Tuesday, 19 May 2009

Bliar Receives Mega-Bucks Israeli Prize

Ex-British PM Tony Bliar last night received the $1 million ‘Desperate Dan Dirty Tricks’ prize for towing the Zionist warmongers’ line at a ceremony at Tel Aviv’s Rothshite Institute for Bent Politicians, a prize awarded for "achievements having an outstanding cultural and social impact on our world." (read Afghanistan and Iraq)

These include eleven long years of lying to the British public, holding Baby Bush’s hand at the start of the illegal invasion of Afghanistan; lying about WMD in Iraq and again joining the brainless Shrub in kick-starting a war against Saddam Hussein.

Let’s not forget Tony’s essential efforts in sanctioning the ‘assisted suicide’ of Dr. David Kelly; consenting and contriving to expedite the 7/7/2005 tube – and bus - bombings - then demonising Islam and Moslem types in general to further the NWO Orwellian Big Brother agenda of scarifying every bugger and their dog into screaming : “Oh my God – we’re all gonna die! - Tony, save us Tony! – We’ll all be good and carry your new ID cards; snoop and snitch on our neighbours and accept the EU without a referendum – and simply bow to your intended cashless society and go for our toxic vaccinations and get our micro-chips and keep voting New Labour forever. Just stop blowing shit up and blaming it on the Arabs and Paki’s.”

A $1 million prize – wow! Nice one Tony – is that what prostituting your moral franchise and selling one’s soul is worth now?

Blair's office said 50% of the money from the Dirty Tricks prize – named after the Zionist Shylock political meddler Desperate Dan Slimeberger– would be donated to the Cherie Bliar Retirement Fund which promotes materialistic squandering and ostentatious waste.

49% was being set aside for continuing research by cosmetic surgeons, construction architects and civil engineers into the feasability of performing a successful facelift on Cherie Bliar and correcting her burst-tyre, slack-jawed gaping-gob.

The remaining 1% of the prize money is ear-marked for donation – after taxes - to alleviating poverty in and around St. Albans.

The former prime minister has been envoy to the Quartet of the EU, the US, Russia and the UN, for the past two years, negotiating peace between the Israeli land usurpers and the dispossessed Palestinians – single-handedly doing absolutely nothing to stop the genocidal Israeli attacks on Gaza over the Christmas festive season and New Year periods – mainly due the fact he was on holiday and not in a “Peace on Earth” Santa Claus mood.

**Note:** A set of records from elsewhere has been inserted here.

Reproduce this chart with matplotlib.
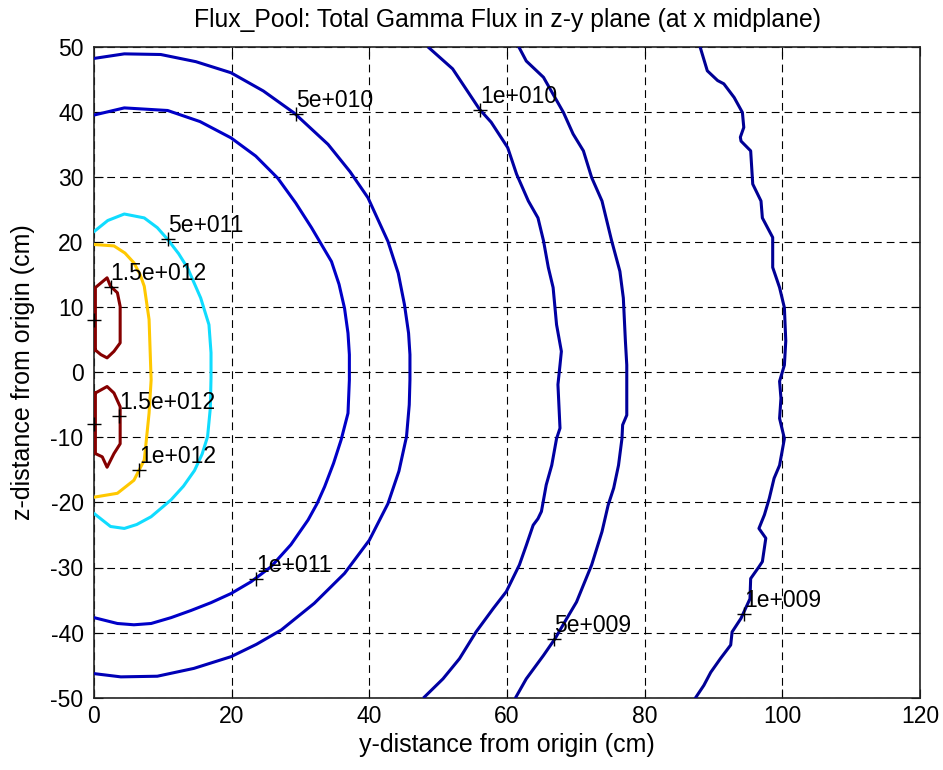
import matplotlib
matplotlib.use("Agg")
import matplotlib.pyplot as plt

plt.rcParams['font.family'] = ['Liberation Sans', 'DejaVu Sans']
plt.rcParams['axes.unicode_minus'] = False

# ---------------- data ----------------
title_text = "Flux_Pool: Total Gamma Flux in z-y plane (at x midplane)"
x_label = "y-distance from origin (cm)"
y_label = "z-distance from origin (cm)"
x_ticks = [0, 20, 40, 60, 80, 100, 120]
y_ticks = [-50, -40, -30, -20, -10, 0, 10, 20, 30, 40, 50]

# contour levels (flux) and their traced paths (y = horizontal, z = vertical)
levels = [1e9, 5e9, 1e10, 5e10, 1e11, 5e11, 1e12, 1.5e12, 1.5e12]

c1e9_y = [88.1, 89.1, 90.6, 91.5, 93.0, 94.2, 94.4, 93.9, 94.0, 95.4, 95.7, 96.9, 97.1,
          98.6, 98.6, 99.6, 100.3, 100.5, 100.3, 99.6, 99.8, 99.6, 100.3, 99.6, 98.8,
          98.1, 97.4, 96.6, 97.6, 97.1, 96.6, 95.4, 95.3, 94.0, 92.7, 92.5, 91.0, 89.6,
          88.6, 87.4]
c1e9_z = [49.8, 46.3, 44.8, 44.3, 42.2, 39.9, 37.6, 36.1, 35.5, 34.0, 28.9, 26.3, 23.7,
          20.7, 16.1, 13.0, 9.9, 4.8, 1.1, -1.4, -4.0, -7.1, -10.2, -14.3, -16.3,
          -19.4, -21.9, -24.0, -25.5, -29.1, -29.9, -31.7, -34.8, -37.8, -39.9, -41.9,
          -44.0, -46.1, -48.1, -50.0]

c5e9_y = [61.8, 62.8, 65.3, 68.2, 69.6, 71.1, 72.3, 73.8, 75.2, 76.4, 76.9, 77.2, 77.4,
          77.4, 76.8, 76.7, 76.2, 75.5, 74.7, 73.8, 72.3, 71.1, 70.1, 68.7, 67.0, 65.3,
          62.8, 61.3]
c5e9_z = [49.8, 47.8, 45.3, 39.9, 36.6, 34.0, 29.9, 26.3, 20.2, 15.5, 11.4, 4.8, 1.1,
          -6.6, -8.1, -10.2, -14.3, -17.8, -20.4, -24.5, -29.6, -32.7, -35.3, -37.8,
          -40.9, -43.5, -47.1, -49.9]

c1e10_y = [48.7, 52.1, 56.0, 57.7, 60.1, 61.4, 63.1, 64.5, 65.3, 66.0, 66.7, 67.2, 67.9,
           67.7, 67.4, 67.7, 67.2, 66.5, 65.7, 65.0, 64.5, 63.8, 62.8, 61.8, 59.9, 58.0,
           55.5, 53.1, 50.7, 48.0]
c1e10_z = [49.8, 46.6, 40.4, 38.4, 34.5, 30.4, 26.3, 23.7, 20.2, 16.1, 13.0, 7.3, 3.2,
           1.1, -1.9, -8.6, -10.2, -14.3, -17.3, -21.4, -22.5, -23.5, -26.6, -29.6,
           -33.7, -36.3, -39.9, -44.0, -47.1, -49.9]

c5e10_y = [0.0, 4.4, 9.7, 14.8, 19.9, 24.6, 29.1, 34.0, 37.2, 39.8, 42.7, 44.2, 45.1,
           45.7, 45.9, 45.9, 45.8, 45.4, 44.3, 42.7, 40.0, 36.4, 32.0, 27.2, 23.6, 19.9,
           14.5, 9.2, 3.9, 0.0]
c5e10_z = [48.2, 48.9, 48.8, 47.7, 46.0, 43.2, 39.8, 35.0, 30.8, 26.8, 20.1, 15.2, 10.4,
           6.0, 2.7, -1.2, -5.0, -9.9, -15.2, -20.2, -25.8, -30.9, -35.5, -39.6, -41.8,
           -43.7, -45.5, -46.7, -46.8, -46.3]

c1e11_y = [0.0, 4.4, 10.7, 15.4, 19.9, 23.5, 26.7, 29.3, 31.6, 34.5, 35.6, 36.4, 36.9,
           37.1, 37.1, 36.9, 35.9, 34.8, 33.5, 32.4, 31.1, 28.6, 25.7, 22.8, 19.9, 17.0,
           14.1, 11.2, 8.3, 5.8, 3.4, 0.0]
c1e11_z = [39.5, 40.6, 40.2, 38.5, 36.0, 33.2, 29.8, 26.0, 22.2, 17.0, 13.5, 9.8, 6.0,
           2.7, -1.2, -6.3, -10.4, -14.0, -17.6, -20.2, -22.7, -26.5, -29.9, -32.2,
           -34.0, -35.4, -36.6, -37.7, -38.6, -38.8, -38.6, -37.7]

c5e11_y = [0.0, 2.0, 4.4, 7.3, 9.2, 10.7, 12.3, 13.6, 15.5, 16.7, 17.0, 17.0, 16.9, 16.5,
           15.7, 14.6, 13.0, 11.2, 8.3, 6.2, 4.4, 2.4, 0.0]
c5e11_z = [21.6, 23.3, 24.3, 23.7, 22.2, 20.4, 18.2, 16.0, 11.4, 7.3, 3.0, -0.9, -5.5,
           -9.9, -12.6, -15.1, -17.5, -19.6, -22.2, -23.4, -24.0, -23.7, -21.7]

c1e12_y = [0.2, 2.9, 4.5, 5.8, 6.7, 7.3, 8.0, 8.3, 8.0, 7.5, 7.3, 5.8, 3.4, 0.0]
c1e12_z = [19.6, 19.4, 18.3, 16.8, 15.0, 13.2, 8.1, -1.2, -6.3, -11.5, -13.5, -16.6,
           -18.6, -19.2]

c15e12a_y = [0.2, 1.0, 1.9, 2.9, 3.8, 3.8, 3.4, 2.4, 1.9, 0.2, 0.2]
c15e12a_z = [3.4, 2.7, 2.2, 3.2, 4.5, 10.1, 12.2, 13.2, 14.5, 13.0, 3.4]

c15e12b_y = [0.2, 1.9, 2.9, 3.8, 3.8, 2.9, 1.9, 1.2, 0.2, 0.2]
c15e12b_z = [-3.2, -2.2, -3.2, -5.3, -11.0, -12.5, -14.6, -13.0, -12.5, -3.2]

# contour labels: marker positions and texts
label_text = ["5e+010", "1e+010", "5e+011", "1.5e+012", "1.5e+012", "1e+012",
              "1e+011", "5e+009", "1e+009"]
label_y = [29.4, 56.1, 10.7, 2.4, 3.6, 6.6, 23.5, 66.8, 94.5]
label_z = [39.6, 40.3, 20.4, 13.1, -6.8, -15.0, -31.8, -41.0, -37.1]
# label markers without visible text
extra_mark_y = [0.0, 0.0]
extra_mark_z = [8.0, -8.0]

# ---------------- styling ----------------
level_colors = ['#000094', '#00009a', '#0000a2', '#0000b6', '#0000c8',
                '#10dcff', '#ffc800', '#850000', '#850000']

paths = [(c1e9_y, c1e9_z), (c5e9_y, c5e9_z), (c1e10_y, c1e10_z),
         (c5e10_y, c5e10_z), (c1e11_y, c1e11_z), (c5e11_y, c5e11_z),
         (c1e12_y, c1e12_z), (c15e12a_y, c15e12a_z), (c15e12b_y, c15e12b_z)]

fig = plt.figure(figsize=(9.43, 7.70), dpi=100)
ax = fig.add_axes([94 / 943, 1 - 697.7 / 770, (920 - 94) / 943, (697.7 - 46.7) / 770])

for (py, pz), col in zip(paths, level_colors):
    ax.plot(py, pz, color=col, lw=2.2, solid_joinstyle='round', zorder=3)

ax.plot(label_y, label_z, linestyle='none', marker='+', color='k',
        markersize=10, mew=1.0, zorder=4)
ax.plot(extra_mark_y, extra_mark_z, linestyle='none', marker='+', color='k',
        markersize=10, mew=1.0, zorder=4, clip_on=False)
for t, ly, lz in zip(label_text, label_y, label_z):
    ax.annotate(t, (ly, lz), xytext=(0, 1.5), textcoords='offset points',
                ha='left', va='bottom', fontsize=16.5, color='k', zorder=5)

ax.set_xlim(0, 120)
ax.set_ylim(-50, 50)
ax.set_xticks(x_ticks)
ax.set_yticks(y_ticks)
ax.grid(True, color='k', linestyle=(0, (7, 4.5)), linewidth=0.8)
ax.set_axisbelow(True)
ax.tick_params(direction='in', top=True, right=True, length=6.5, width=0.8,
               labelsize=16.5, colors='k')
ax.tick_params(axis='x', pad=5.5)
ax.tick_params(axis='y', pad=7.5)
for s in ax.spines.values():
    s.set_linewidth(1.2)
    s.set_color('#222222')

ax.set_xlabel(x_label, fontsize=18, labelpad=3)
ax.set_ylabel(y_label, fontsize=18, labelpad=11)
ax.set_title(title_text, fontsize=17.8, pad=14)

fig.savefig("out.png", dpi=100)
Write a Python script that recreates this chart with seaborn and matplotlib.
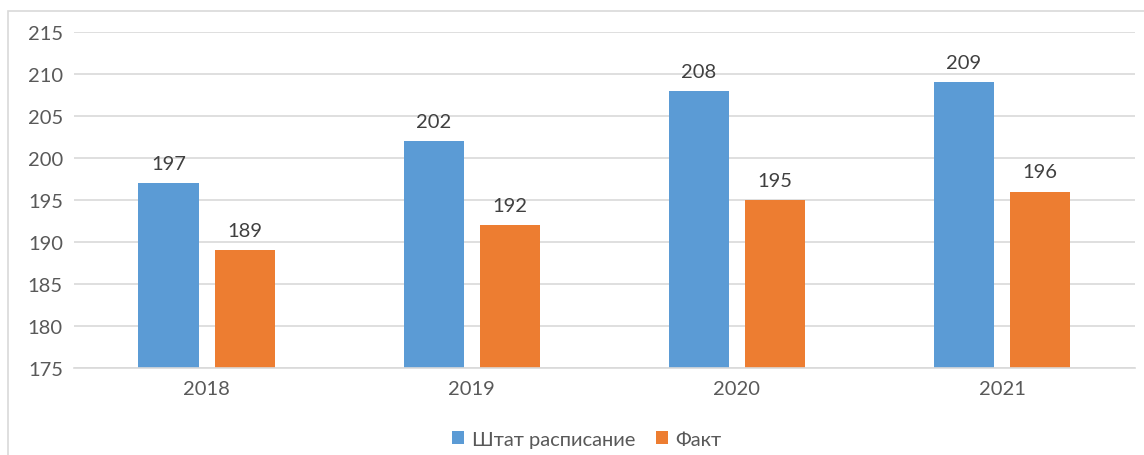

However, while Bliar refuses to visit Gaza and open a dialogue with the democratically-elected government of Hamas – as the Israelis say he can’t - one of the flagship causes Bliar has championed can be found on the northern edge of the Palestinian shithole of Jenin, on the occupied West Bank.

It has a large stretch of uninspiring land – defined in a dictionary as ‘desert’ - with a handful of second-hand sheds erected to house a weekly car boot sale.
While this is forecast to eventually become an major new industrial park, all it has achieved to date is provide target practice for bored Israeli tank commanders

Muhammed bin Mohammed, the Palestinian governor of Jenin, told a reporter from the Anti-Semites Gazette that Bliar’s efforts had been more scent than substance in boosting the Palestinian economy and he only appeared there for quick photo shoot opportunities while the Israelis were restocking with artillery shells.

The Jenin industrial park is typical of the retarded Palestinian progress, purposely stunted by the racist Israelis. Work has been delayed since 1995, but construction should start next year – or the year after that – perhaps – with a big ‘maybe’ on the perhaps bit.

Security in Jenin, once a city under the sway of the Palestinian militant groups, has improved remarkably – it now has running water (when it rains), a functioning flush toilet and two wheelie bins.
If it ever takes off the weekly car boot sale could provide jobs for several Palestinians, making a welcome dent in the current 100% unemployment levels.

* This article has been corrected to include the fact that the remaining 1% of the prize money intended to alleviate poverty around St. Albans was in fact spent – post-award ceremony - on several rounds of drinks at Jerusalem’s White Phosphorous Bar.